Task prompt
Omit every picture while repeating the entries exactly.

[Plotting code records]
◆ ◆ ◆ ◆ ◆

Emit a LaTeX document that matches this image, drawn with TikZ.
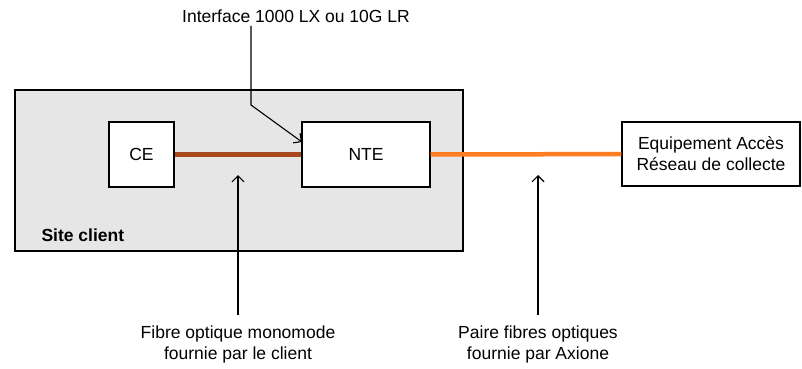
\documentclass[tikz,border=0pt]{standalone}
\usepackage{fontspec}
\setmainfont{Liberation Sans}
\usetikzlibrary{arrows.meta,positioning}
\definecolor{fibrebrown}{RGB}{168,72,28}
\definecolor{fibreorange}{RGB}{255,125,35}
\definecolor{sitegray}{RGB}{230,230,230}

\begin{document}
\begin{tikzpicture}[x=1pt,y=-1pt,font=\fontsize{17.5}{21}\selectfont,
box/.style={draw=black,line width=1.1pt,fill=white,align=center,inner sep=0pt},
client/.style={-,line width=4.5pt,draw=fibrebrown},
axione/.style={-,line width=4.5pt,draw=fibreorange},
arr/.style={-{Straight Barb[length=6pt,width=12pt]},line width=1.1pt,draw=black}]
\useasboundingbox(0,0)rectangle(802,368);

\node[box,fill=sitegray,minimum width=448pt,minimum height=161pt](site)at(239,170.5){};
\node[anchor=west,font=\fontsize{17.5}{21}\selectfont\bfseries](sitelbl)at(38,235){Site client};
\node[box,minimum width=65pt,minimum height=65pt](ce)at(141.5,154.5){CE};
\node[box,minimum width=128pt,minimum height=65pt](nte)at(366,154.5){NTE};
\node[box,minimum width=178pt,minimum height=64pt](equip)at(711,154){Equipement Accès\\Réseau de collecte};
\draw[client](ce)--(nte);
\draw[axione](nte)--(equip);

\node(iface)at(296,16){Interface 1000 LX ou 10G LR};
\coordinate(ifbend)at(251,105);
\coordinate(ifend)at(302,142);
\draw[arr](iface.south-|ifbend)--(ifbend)--(ifend);

\node[align=center,anchor=north](fibre)at(238,322){Fibre optique monomode\\fournie par le client};
\node[align=center,anchor=north](paire)at(538,322){Paire fibres optiques\\fournie par Axione};
\coordinate(fibretip)at(238,175);
\coordinate(pairetip)at(538,175);
\draw[arr,shorten <=7pt](fibre.north)--(fibretip);
\draw[arr,shorten <=7pt](paire.north)--(pairetip);
\end{tikzpicture}
\end{document}
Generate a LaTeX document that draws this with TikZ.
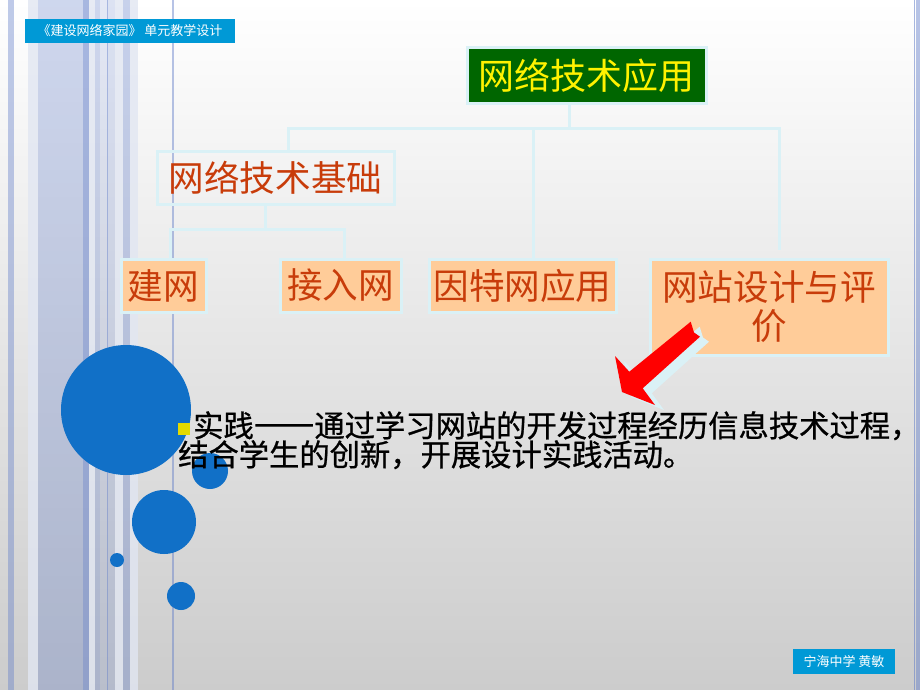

◆ ◆ ◆ ◆ ◆

Complete response
Emit a LaTeX document that matches this image, drawn with TikZ.
\documentclass[tikz,border=0pt]{standalone}
\usepackage{fontspec}
\setmainfont{Liberation Sans}
\usetikzlibrary{arrows.meta,positioning}
\definecolor{fibrebrown}{RGB}{168,72,28}
\definecolor{fibreorange}{RGB}{255,125,35}
\definecolor{sitegray}{RGB}{230,230,230}

\begin{document}
\begin{tikzpicture}[x=1pt,y=-1pt,font=\fontsize{17.5}{21}\selectfont,
box/.style={draw=black,line width=1.1pt,fill=white,align=center,inner sep=0pt},
client/.style={-,line width=4.5pt,draw=fibrebrown},
axione/.style={-,line width=4.5pt,draw=fibreorange},
arr/.style={-{Straight Barb[length=6pt,width=12pt]},line width=1.1pt,draw=black}]
\useasboundingbox(0,0)rectangle(802,368);

\node[box,fill=sitegray,minimum width=448pt,minimum height=161pt](site)at(239,170.5){};
\node[anchor=west,font=\fontsize{17.5}{21}\selectfont\bfseries](sitelbl)at(38,235){Site client};
\node[box,minimum width=65pt,minimum height=65pt](ce)at(141.5,154.5){CE};
\node[box,minimum width=128pt,minimum height=65pt](nte)at(366,154.5){NTE};
\node[box,minimum width=178pt,minimum height=64pt](equip)at(711,154){Equipement Accès\\Réseau de collecte};
\draw[client](ce)--(nte);
\draw[axione](nte)--(equip);

\node(iface)at(296,16){Interface 1000 LX ou 10G LR};
\coordinate(ifbend)at(251,105);
\coordinate(ifend)at(302,142);
\draw[arr](iface.south-|ifbend)--(ifbend)--(ifend);

\node[align=center,anchor=north](fibre)at(238,322){Fibre optique monomode\\fournie par le client};
\node[align=center,anchor=north](paire)at(538,322){Paire fibres optiques\\fournie par Axione};
\coordinate(fibretip)at(238,175);
\coordinate(pairetip)at(538,175);
\draw[arr,shorten <=7pt](fibre.north)--(fibretip);
\draw[arr,shorten <=7pt](paire.north)--(pairetip);
\end{tikzpicture}
\end{document}
Generate a LaTeX document that draws this with TikZ.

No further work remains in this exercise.